2012-09-28 15:57:46

Ratzinger Prize 2012 to US Jesuit and French historian philosopher


(September 28, 2012) A United States Jesuit theologian and a French historian and philosopher have been declared the winners of the Ratzinger Prize for 2012. The Joseph Ratzinger (Benedict XVI) Vatican Foundation, that handles the annual prize, made the announcement on Friday at a press conference in the Vatican. The winners are French historian Remi Brague and the American scholar of patrology and theology Jesuit Fr. Brian Edward Daley. Among the several accomplishments of the French layman, a father of four children, is professorship at the prestigious Sorbonne University of Paris, from 1990 to 2010. Cardinal Camillo Ruini, president of the Foundation's academic committee described Professor Brague as "a true philosopher and, at the same time, a great historian of cultural thought who unites a profound and unequivocal Christian and Catholic faith to his speculative ability and historical vision". Fr. Daley, who formerly taught theology and the history of theology at the Weston School of Theology in Cambridge, Massachusetts, is currently professor at the University of Notre Dame. Cardinal Ruini described the Jesuit priest as “a great historian of patristic theology, but also a man entirely committed to the life and mission of the Church, an exemplary model of the fusion of academic rigour with passion for the Gospel". The Ratzinger Prize, dubbed the “Nobel for theology,” will be conferred by Pope Benedict in the Vatican on Oct. 20, in the course of Oct. 7-28 Synod of Bishops on the theme, ““The New Evangelization for the Transmission of the Christian Faith”.

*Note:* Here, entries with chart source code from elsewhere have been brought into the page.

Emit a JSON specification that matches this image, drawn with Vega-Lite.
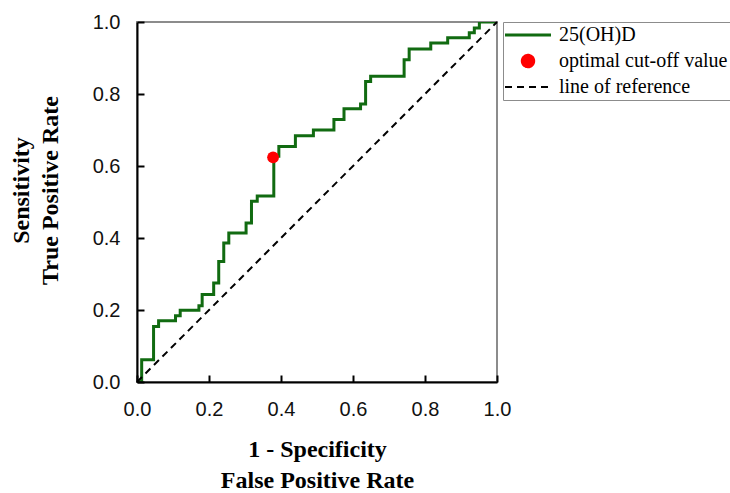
{
  "$schema": "https://vega.github.io/schema/vega-lite/v6.json",
  "width": 360,
  "height": 360,
  "autosize": "none",
  "padding": {"left": 137, "top": 22, "right": 233, "bottom": 111},
  "background": "white",
  "config": {
    "view": {"stroke": "#8c8c8c", "strokeWidth": 2},
    "axis": {
      "domainColor": "black", "domainWidth": 2,
      "ticks": true, "tickColor": "black", "tickWidth": 2, "tickOpacity": 1,
      "labelFont": "Liberation Sans", "labelFontSize": 20, "labelColor": "#111111",
      "labelFlush": false, "labelOverlap": false,
      "titleFont": "Liberation Serif", "titleFontSize": 24, "titleFontWeight": "bold",
      "titleColor": "black", "grid": false
    }
  },
  "layer": [
    {
      "data": {"values": [
        {"fpr": 0.0, "tpr": 0.0, "series": "25(OH)D"},
        {"fpr": 0.013, "tpr": 0.062, "series": "25(OH)D"},
        {"fpr": 0.046, "tpr": 0.154, "series": "25(OH)D"},
        {"fpr": 0.06, "tpr": 0.17, "series": "25(OH)D"},
        {"fpr": 0.107, "tpr": 0.184, "series": "25(OH)D"},
        {"fpr": 0.12, "tpr": 0.199, "series": "25(OH)D"},
        {"fpr": 0.172, "tpr": 0.212, "series": "25(OH)D"},
        {"fpr": 0.181, "tpr": 0.243, "series": "25(OH)D"},
        {"fpr": 0.213, "tpr": 0.275, "series": "25(OH)D"},
        {"fpr": 0.227, "tpr": 0.335, "series": "25(OH)D"},
        {"fpr": 0.241, "tpr": 0.386, "series": "25(OH)D"},
        {"fpr": 0.255, "tpr": 0.414, "series": "25(OH)D"},
        {"fpr": 0.303, "tpr": 0.442, "series": "25(OH)D"},
        {"fpr": 0.318, "tpr": 0.502, "series": "25(OH)D"},
        {"fpr": 0.334, "tpr": 0.517, "series": "25(OH)D"},
        {"fpr": 0.38, "tpr": 0.627, "series": "25(OH)D"},
        {"fpr": 0.394, "tpr": 0.654, "series": "25(OH)D"},
        {"fpr": 0.44, "tpr": 0.684, "series": "25(OH)D"},
        {"fpr": 0.49, "tpr": 0.70, "series": "25(OH)D"},
        {"fpr": 0.547, "tpr": 0.729, "series": "25(OH)D"},
        {"fpr": 0.575, "tpr": 0.759, "series": "25(OH)D"},
        {"fpr": 0.621, "tpr": 0.772, "series": "25(OH)D"},
        {"fpr": 0.635, "tpr": 0.835, "series": "25(OH)D"},
        {"fpr": 0.649, "tpr": 0.849, "series": "25(OH)D"},
        {"fpr": 0.742, "tpr": 0.895, "series": "25(OH)D"},
        {"fpr": 0.756, "tpr": 0.925, "series": "25(OH)D"},
        {"fpr": 0.816, "tpr": 0.942, "series": "25(OH)D"},
        {"fpr": 0.863, "tpr": 0.956, "series": "25(OH)D"},
        {"fpr": 0.923, "tpr": 0.97, "series": "25(OH)D"},
        {"fpr": 0.937, "tpr": 0.983, "series": "25(OH)D"},
        {"fpr": 0.951, "tpr": 1.0, "series": "25(OH)D"},
        {"fpr": 1.0, "tpr": 1.0, "series": "25(OH)D"}
      ]},
      "mark": {"type": "line", "interpolate": "step-after", "strokeWidth": 3, "clip": true},
      "encoding": {
        "x": {
          "field": "fpr", "type": "quantitative",
          "scale": {"domain": [0, 1], "nice": false, "zero": false},
          "axis": {
            "title": ["1 - Specificity", "False Positive Rate"],
            "titlePadding": 18, "titleLineHeight": 31, "zindex": 1,
            "ticks": true, "tickColor": "#000000", "tickOpacity": 1, "tickSize": -7, "tickWidth": 2,
            "labelPadding": 24,
            "values": [0, 0.1, 0.2, 0.3, 0.4, 0.5, 0.6, 0.7, 0.8, 0.9, 1.0],
            "labelExpr": "round(datum.value*10) % 2 == 0 ? format(datum.value, '.1f') : ''"
          }
        },
        "y": {
          "field": "tpr", "type": "quantitative",
          "scale": {"domain": [0, 1], "nice": false, "zero": false},
          "axis": {
            "title": ["Sensitivity", "True Positive Rate"],
            "titlePadding": 30, "titleLineHeight": 29, "titleY": 168, "zindex": 1,
            "ticks": true, "tickColor": "#000000", "tickOpacity": 1, "tickSize": -7, "tickWidth": 2,
            "labelPadding": 24,
            "values": [0, 0.1, 0.2, 0.3, 0.4, 0.5, 0.6, 0.7, 0.8, 0.9, 1.0],
            "labelExpr": "round(datum.value*10) % 2 == 0 ? format(datum.value, '.1f') : ''"
          }
        },
        "color": {
          "field": "series", "type": "nominal",
          "scale": {"domain": ["25(OH)D", "optimal cut-off value", "line of reference"], "range": ["#116b11", "#ff0000", "#000000"]},
          "legend": {
            "title": null,
            "orient": "none", "legendX": 366, "legendY": 0,
            "symbolType": "stroke", "symbolSize": 2116, "symbolStrokeWidth": 3,
            "symbolOffset": 13,
            "labelFont": "Liberation Serif", "labelFontSize": 20, "labelColor": "black", "labelOffset": 21,
            "labelLimit": 400,
            "strokeColor": "#8c8c8c", "fillColor": "white", "padding": 2,
            "clipHeight": 22, "rowPadding": 4,
            "encode": {"symbols": {"update": {
              "shape": {"signal": "datum.value === 'optimal cut-off value' ? 'circle' : 'stroke'"},
              "size": {"signal": "datum.value === 'optimal cut-off value' ? 130 : 2116"},
              "fill": {"signal": "datum.value === 'optimal cut-off value' ? '#ff0000' : 'transparent'"},
              "stroke": {"signal": "datum.value === 'optimal cut-off value' ? 'transparent' : (datum.value === 'line of reference' ? '#000000' : '#116b11')"},
              "strokeDash": {"signal": "datum.value === 'line of reference' ? [7, 5] : [1, 0]"},
              "strokeWidth": {"signal": "datum.value === 'line of reference' ? 2 : 3"},
              "opacity": {"value": 1}
            }}}
          }
        }
      }
    },
    {
      "data": {"values": [
        {"fpr": 0.0, "tpr": 0.0, "series": "line of reference"},
        {"fpr": 1.0, "tpr": 1.0, "series": "line of reference"}
      ]},
      "mark": {"type": "line", "strokeWidth": 2, "strokeDash": [7, 5]},
      "encoding": {
        "x": {"field": "fpr", "type": "quantitative"},
        "y": {"field": "tpr", "type": "quantitative"},
        "color": {"field": "series", "type": "nominal"}
      }
    },
    {
      "data": {"values": [
        {"fpr": 0.378, "tpr": 0.624, "series": "optimal cut-off value"}
      ]},
      "mark": {"type": "point", "filled": true, "opacity": 1, "size": 140},
      "encoding": {
        "x": {"field": "fpr", "type": "quantitative"},
        "y": {"field": "tpr", "type": "quantitative"},
        "color": {"field": "series", "type": "nominal"}
      }
    }
  ]
}
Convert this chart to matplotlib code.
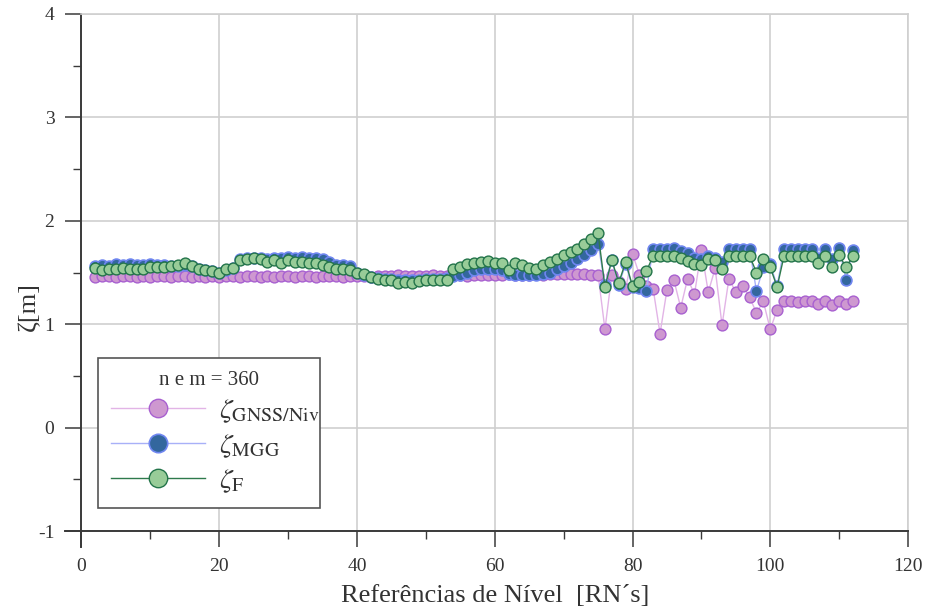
import numpy as np
import matplotlib
matplotlib.use("Agg")
import matplotlib.pyplot as plt
from matplotlib.lines import Line2D

plt.rcParams['font.family'] = ['Liberation Serif', 'DejaVu Serif']
plt.rcParams['mathtext.fontset'] = 'stix'
plt.rcParams['axes.unicode_minus'] = False

# Reference level indices
rn = np.arange(2, 113)

# Geoid height from GNSS/levelling
zeta_gnss = [
    1.46, 1.47, 1.47, 1.46, 1.47, 1.47, 1.46, 1.47, 1.46, 1.47, 1.47, 1.46, 1.47, 1.47, 1.46, 1.47, 1.46, 1.47, 1.46,
    1.47, 1.47, 1.46, 1.47, 1.47, 1.46, 1.47, 1.46, 1.47, 1.47, 1.46, 1.47, 1.47, 1.46, 1.47, 1.47, 1.47, 1.46, 1.47, 1.47,
    1.47, 1.46, 1.47, 1.47, 1.47, 1.48, 1.47, 1.47, 1.47, 1.47, 1.48, 1.47, 1.47, 1.48, 1.48, 1.47, 1.48, 1.48, 1.48, 1.48,
    1.48, 1.49, 1.48, 1.48, 1.48, 1.49, 1.48, 1.49, 1.49, 1.49, 1.49, 1.49, 1.49, 1.48, 1.48,
    0.95, 1.48, 1.41, 1.34, 1.68, 1.48, 1.37, 1.34, 0.91, 1.33, 1.43, 1.16, 1.44, 1.29, 1.72, 1.31, 1.54, 0.99,
    1.44, 1.31, 1.37, 1.26, 1.11, 1.22, 0.95, 1.14, 1.22, 1.22, 1.21, 1.22, 1.22, 1.20, 1.22, 1.19, 1.22, 1.20, 1.22,
]

# Geoid height from the global geopotential model
zeta_mgg = [
    1.56, 1.57, 1.56, 1.58, 1.57, 1.58, 1.57, 1.57, 1.58, 1.57, 1.57, 1.56, 1.56, 1.57,
    1.56, 1.53, 1.52, 1.51, 1.50, 1.52, 1.54,
    1.63, 1.64, 1.64, 1.64, 1.63, 1.64, 1.64, 1.65, 1.64, 1.65, 1.64, 1.64, 1.63, 1.60, 1.57, 1.57, 1.56,
    1.50, 1.48, 1.46, 1.45, 1.44, 1.44, 1.43, 1.43, 1.43, 1.43, 1.44, 1.44, 1.44, 1.45,
    1.47, 1.48, 1.50, 1.52, 1.53, 1.53, 1.53, 1.52, 1.49, 1.48, 1.48, 1.48, 1.48, 1.49, 1.50, 1.53, 1.56, 1.59,
    1.63, 1.67, 1.72, 1.78,
    1.38, 1.62, 1.38, 1.58, 1.36, 1.35, 1.32, 1.73, 1.73, 1.73, 1.74, 1.71, 1.69, 1.64, 1.63, 1.66, 1.64, 1.60,
    1.73, 1.73, 1.73, 1.73, 1.32, 1.55, 1.58, 1.37, 1.73, 1.73, 1.73, 1.73, 1.73, 1.64, 1.73, 1.63, 1.74, 1.43, 1.72,
]

# Fitted geoid height
zeta_f = [
    1.54, 1.52, 1.53, 1.53, 1.54, 1.53, 1.53, 1.53, 1.55, 1.55, 1.55, 1.56, 1.57, 1.59, 1.56, 1.53, 1.52, 1.51, 1.50,
    1.53, 1.54, 1.62, 1.63, 1.64, 1.63, 1.60, 1.62,
    1.59, 1.62, 1.60, 1.60, 1.59, 1.59, 1.57, 1.55, 1.53, 1.53, 1.52, 1.50, 1.49, 1.46, 1.44, 1.43, 1.43, 1.40,
    1.41, 1.40, 1.42, 1.43, 1.43, 1.43, 1.43, 1.53, 1.55, 1.58,
    1.59, 1.60, 1.61, 1.59, 1.59, 1.52, 1.59, 1.57, 1.54, 1.53, 1.57, 1.60, 1.63, 1.67, 1.70, 1.73, 1.78, 1.82, 1.88,
    1.36, 1.62, 1.40, 1.60, 1.37, 1.41, 1.51, 1.66, 1.66, 1.66, 1.66, 1.64, 1.61, 1.58, 1.57, 1.63, 1.62, 1.53,
    1.66, 1.66, 1.66, 1.66, 1.50, 1.63, 1.55, 1.36, 1.66, 1.66, 1.66, 1.66, 1.66, 1.59, 1.66, 1.55, 1.67, 1.55, 1.66,
]

legend_title = "n e m = 360"
labels = [r"$\zeta_{\mathrm{GNSS/Niv}}$", r"$\zeta_{\mathrm{MGG}}$", r"$\zeta_{\mathrm{F}}$"]

fig = plt.figure(figsize=(9.28, 6.14), dpi=100)
ax = fig.add_axes([81.5 / 928, 83 / 614, 826.5 / 928, 517 / 614])

ms = 7.8
ax.plot(rn, zeta_gnss, '-', color='#E2B4E6', lw=1.0, marker='o', ms=ms,
        mfc='#CE98D0', mec='#A860D0', mew=1.0, label=labels[0], zorder=3)
ax.plot(rn, zeta_mgg, '-', color='#A8B0F8', lw=1.0, marker='o', ms=ms,
        mfc='#33679E', mec='#6F86F0', mew=1.2, label=labels[1], zorder=4)
ax.plot(rn, zeta_f, '-', color='#2E7A4C', lw=1.0, marker='o', ms=ms,
        mfc='#98CC98', mec='#23744A', mew=1.0, label=labels[2], zorder=5)

ax.set_xlim(0, 120)
ax.set_ylim(-1, 4)
ax.set_xticks(np.arange(0, 121, 20))
ax.set_xticks(np.arange(0, 121, 10), minor=True)
ax.set_yticks(np.arange(-1, 5, 1))
ax.set_yticks(np.arange(-1, 4.01, 0.5), minor=True)

ax.grid(True, which='major', color='#CFCFCF', lw=1.2)
ax.set_axisbelow(True)

for s in ('top', 'right'):
    ax.spines[s].set_color('#CFCFCF')
    ax.spines[s].set_linewidth(1.2)
for s in ('left', 'bottom'):
    ax.spines[s].set_color('#3A3A3A')
    ax.spines[s].set_linewidth(1.4)

# spines continue past the corner by one tick length
ax.add_line(Line2D([0, 0], [-16 / 517, 0], transform=ax.transAxes, color='#3A3A3A',
                   lw=1.4, clip_on=False))
ax.add_line(Line2D([-16 / 826.5, 0], [0, 0], transform=ax.transAxes, color='#3A3A3A',
                   lw=1.4, clip_on=False))

ax.tick_params(which='major', direction='out', length=11.5, width=1.1, color='#3A3A3A',
               labelsize=14, labelcolor='#333333')
ax.tick_params(which='minor', direction='out', length=6, width=1.0, color='#3A3A3A')
ax.tick_params(axis='x', which='major', pad=8)
ax.tick_params(axis='y', which='major', pad=8)

ax.set_xlabel("Referências de Nível  [RN´s]", fontsize=19, color='#333333', labelpad=7)
ax.set_ylabel("ζ[m]", fontsize=19, color='#333333')
ax.yaxis.set_label_coords(-0.050, 0.435)

leg = ax.legend(loc='lower left', bbox_to_anchor=(0.02, 0.0445, 0.2686, 0.29), mode='expand',
                borderaxespad=0, title=legend_title, title_fontsize=15, fontsize=20.5,
                markerscale=1.7, handlelength=3.3, handletextpad=0.5, labelspacing=0.27,
                borderpad=0.45, fancybox=False, framealpha=1, edgecolor='#555555')
leg.get_frame().set_linewidth(1.2)
leg.get_title().set_color('#333333')
for t in leg.get_texts():
    t.set_color('#333333')

fig.savefig("out.png", dpi=100)
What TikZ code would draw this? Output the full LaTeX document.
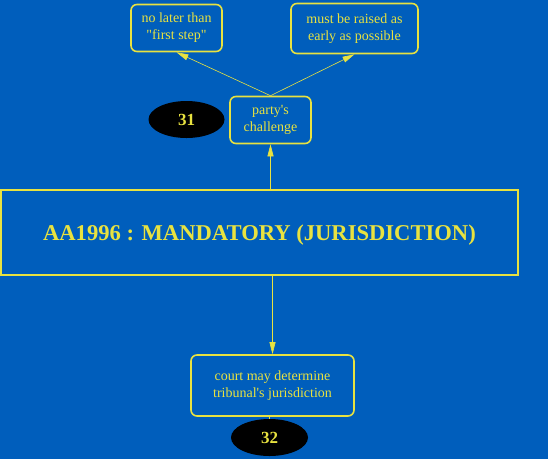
\documentclass[tikz,border=0pt]{standalone}
\usepackage{fontspec}
\setmainfont{Liberation Serif}
\usetikzlibrary{arrows.meta,shapes.geometric}
\definecolor{bgblue}{RGB}{0,94,188}
\definecolor{ylw}{RGB}{232,226,64}
\begin{document}
\begin{tikzpicture}[x=1pt,y=-1pt,
  box/.style={draw=ylw, line width=1.6pt, rounded corners=6pt, text=ylw,
    align=center, font=\fontsize{14}{17}\selectfont, inner sep=0pt},
  num/.style={ellipse, fill=black, text=ylw, inner sep=0pt,
    font=\fontsize{17}{17}\selectfont\bfseries},
  link/.style={draw=ylw, line width=0.6pt, -{Triangle[length=12pt,width=6pt]}}]
\fill[bgblue] (0,0) rectangle (548,459);
\useasboundingbox (0,0) rectangle (548,459);
% upper part
\node[box, minimum width=91pt, minimum height=47pt] (first) at (176.5,28) {no later than\\\textquotedbl first step\textquotedbl};
\node[box, minimum width=127pt, minimum height=50pt] (raised) at (354.5,28.5) {must be raised as\\early as possible};
\node[box, minimum width=81pt, minimum height=47pt] (party) at (270.5,120) {party\textquotesingle s\\challenge};
\node[num, minimum width=76pt, minimum height=37pt] (n31) at (186.5,119.5) {31};
% main box
\node[draw=ylw, line width=1.6pt, text=ylw, minimum width=517pt, minimum height=85pt,
  text height=16pt, text depth=0pt,
  font=\fontsize{22.6}{22.6}\selectfont\bfseries] (main) at (259.5,232.5) {AA1996 : MANDATORY (JURISDICTION)};
% lower part
\node[box, minimum width=163pt, minimum height=61pt] (court) at (272.5,385.5) {court may determine\\tribunal\textquotesingle s jurisdiction};
\node[num, minimum width=77pt, minimum height=37pt] (n32) at (269.5,437.5) {32};
\draw[link] (party.north) -- (first.south);
\draw[link] (party.north) -- (raised.south);
\draw[link] (main.north -| party.south) -- (party.south);
\draw[link] (main.south -| court.north) -- (court.north);
\draw[ylw, line width=0.6pt] (court.south -| n32.north) -- (n32.north);
\end{tikzpicture}
\end{document}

Pope Benedict XVI ordered the creation of the "Vatican Foundation: Joseph Ratzinger - Benedict XVI" on 1 March 2010, in order to respond to a desire expressed by many scholars over the course of the years. One of the tasks of the academic committee is to establish criteria of excellence for the creation and conferral of prizes to scholars who have distinguished themselves in academic publications and/or research. Msgr. Giuseppe Scotti, president of the Foundation explained that the aim of the foundation was to “place the issue of God at the core of philosophical reflection.” “The conferral of the Ratzinger Prize, which seeks to place the question of God before the eyes of the public, is just one of the Foundation's three regular activities,” he explained. “The other two, perhaps less well know but equally important, ... are the granting of bursaries to doctorate students of theology, and organising high-level academic conferences,” Msgr. Scotti added.